Birleşmiş Milletler Mülteciler Yüksek Komiserliği (UNHRC) verilerine göre 2008’den beri her yıl ortalama 21,5 milyon insan sel ve kuraklık gibi afetlerden dolayı göç etmek zorunda kalıyor.
Dünya Bankası’nın geçtiğimiz yılın Mart ayında yayımlanan raporu, iklim değişikliğinin 143 milyondan fazla insanı 2050 yılına kadar “iklim göçmenlerine” dönüştürerek mahsullerin yetersizliğinden, su kıtlığından ve deniz seviyesinin yükselmesinden kaçacaklarını belirtiyor. Bu nüfus değişiminin çoğu, gelişmekte olan dünya nüfusunun %55’ini temsil eden üç “sıcak nokta” olan Sahraaltı Afrika, Güney Asya ve Latin Amerika’da gerçekleşecek. Daha “korkutucu” rakamları farklı raporlarda da görebilirsiniz. Rakamları bir kenara bırakabiliriz. Onlar, politikacıların işi ve “kaygısı”.

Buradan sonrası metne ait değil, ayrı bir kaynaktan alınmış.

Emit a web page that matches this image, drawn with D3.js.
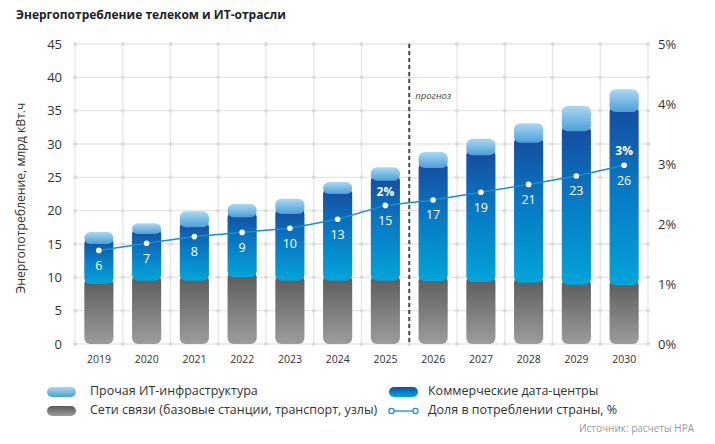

Birleşmiş Milletler Çevre Programı (UNEP) iklim değişikliğinin göç akımlarını üç şekilde etkileyeceğini öngörüyor. Bunlardan ilki, ısınmanın bazı bölgelerde tarımsal verimliliği azaltması ve temiz su, bereketli toprak gibi ekosistem hizmetlerinin azalmasına sebep olması nedeniyle yaşanacak olan göç. İkincisi, özellikle tropikal bölgelerde aşırı yağış nedeniyle yaşanacak ani sel ya da akarsu taşmaları gibi aşırı hava olaylarının artması nedeniyle insanları kitlesel olarak yer değiştirmeye itecek olan göç. Üçüncüsü ise deniz seviyesinin yükselmesi nedeniyle seviyenin altında kalan kıyı bölgelerinin yok olması üzerine milyonlarca insanı yer değiştirmek zorunda bırakacak olan göç.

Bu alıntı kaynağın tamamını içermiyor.